SULLE DONNE, LE SERIE TELEVISIVE RACCONTANO SOLO MENZOGNE (di Clara Carluccio)
Fiocchi rosa, fiocchi rosa ovunque. A sentire la narrazione motivazionale sembra che, al vertice di ogni piramide professionale, ci possa essere un irrefrenabile aumento della presenza femminile. Dopotutto, siamo nell’era del cambiamento. Da umili Cenerentole alla cassa del discount a manager, imprenditrici e dottoresse.
Con l’inizio della seconda serie di Lolita Lobosco riprendono gli slogan sulla donna che si è fatta da sola.
Storia di un’avvenente vicequestore – o questorA – barese, interpretata da Luisa Ranieri. La serie costituisce un calderone di retorica odierna sull’importanza di una realizzazione sia professionale che privata e l’espressione della propria sensualità senza strumentalizzazione maschile – appropriato, in tempo di sdoganamento della pornografia come “mestiere qualsiasi”.
“Libera e moderna” ci dimostra che si può primeggiare in un ambiente machoman anche con il tacco 12 (“per non mortificare la femminilità”), scrivono i giornali. Contrordine, dunque, i tacchi alti non sono più misogini.
La donna che spicca sul mondo maschile adagiata su calzature scomode è, in vero, una scena già vista dal 1986 nel film Top Gun, in cui Kelli McGillis si manifesta tickettando le sue décolleté davanti a una torma di aviatori dal sorrisetto barbogio.
Senza nulla togliere alla buona riuscita della serie, questa va comunque presa per quello che è: una finzione.
Ma, come sappiamo, è tramite l’industria culturale e dello svago che avviene il cambio di valori, stimolando l’emotività più che la ragione. Per questo, film, fiction, libri, canzonette e personaggi di spicco vari, non devono essere sottovalutati. “Tante donne, tante amiche, tante giovani mi scrivono sui social che si identificano con Lolita” dice la Ranieri. Ed ecco, come da copione, che il divario tra intrattenimento e realtà si annulla.
Anche il personaggio in questione cerca di demolire gli stereotipi con concetti già ampiamente condivisi e superati dando la percezione che ci sia una guerra da combattere: “non si nasce per essere solo madri e mogli” ribadisce l’attrice. Ma dai, questa non si era mai sentita! Soprattutto, in questi tempi in cui pensare di mettere su famiglia è visto addirittura come un ritorno al patriarcato.
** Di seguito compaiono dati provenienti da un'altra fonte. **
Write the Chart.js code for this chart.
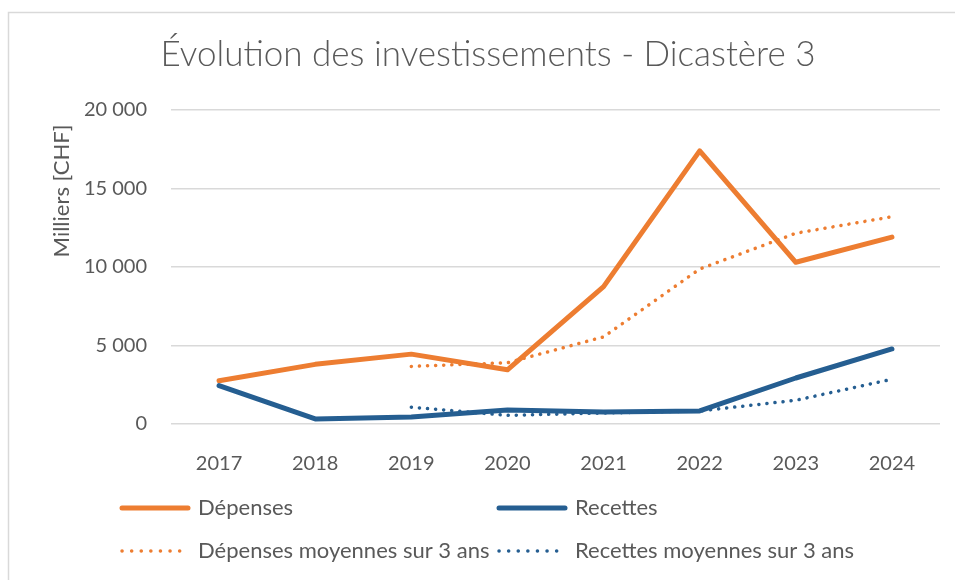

Sfortunatamente per le Lolite in questione, la realtà lavorativa è ben più dura e la colpa non è da attribuire al maschilismo o all’arretratezza mentale. Per cominciare, conseguire un impiego con un contratto dignitoso è, già di per sé, un’utopia. C’è una nota catena di supermercati che è perennemente alla ricerca di personale perché propone solo umilianti stage mal pagati e sotto cooperative. Questo, sia ben chiaro, indipendentemente dal genere dei candidati. La sodomia contrattuale è generosamente distribuita tra maschi e femmine.
E che dire dei due anni di esperienza richiesti per lavorare in un negozio di intimo? Tra poco esigeranno la laurea anche per piegare dei calzini, ma vi intortano con la favola della donna manager.Chissà perché le femministe non hanno sostenuto moralmente le donne che non volevano vaccinarsi a forza. Chissà perché non hanno obiettato contro la perdita del lavoro delle loro sorelle. “Il corpo è mio e lo gestisco io”? Mica sempre, a quanto pare.
Benché un desiderio di avanzamento professionale sia legittimo, è impensabile puntare ai vertici mentre ci vengono negate le fondamenta per una vita dignitosa.
Ovvio che alcune ce la fanno a diventare Lolita Lobosco ma, data l’emergenza sociale, sarebbe più appropriato simpatizzare con Vivian, la donna di strada interpretata da Julia Roberts in Pretty Woman. Le inoculazioni forzate hanno reso il nostro corpo un manichino alla mercé della sperimentazione medica e la necessità lavorativa ci obbliga ad accettare contratti penosi. Diciamolo, altro che vicequestore, siamo le puttane dello Stato.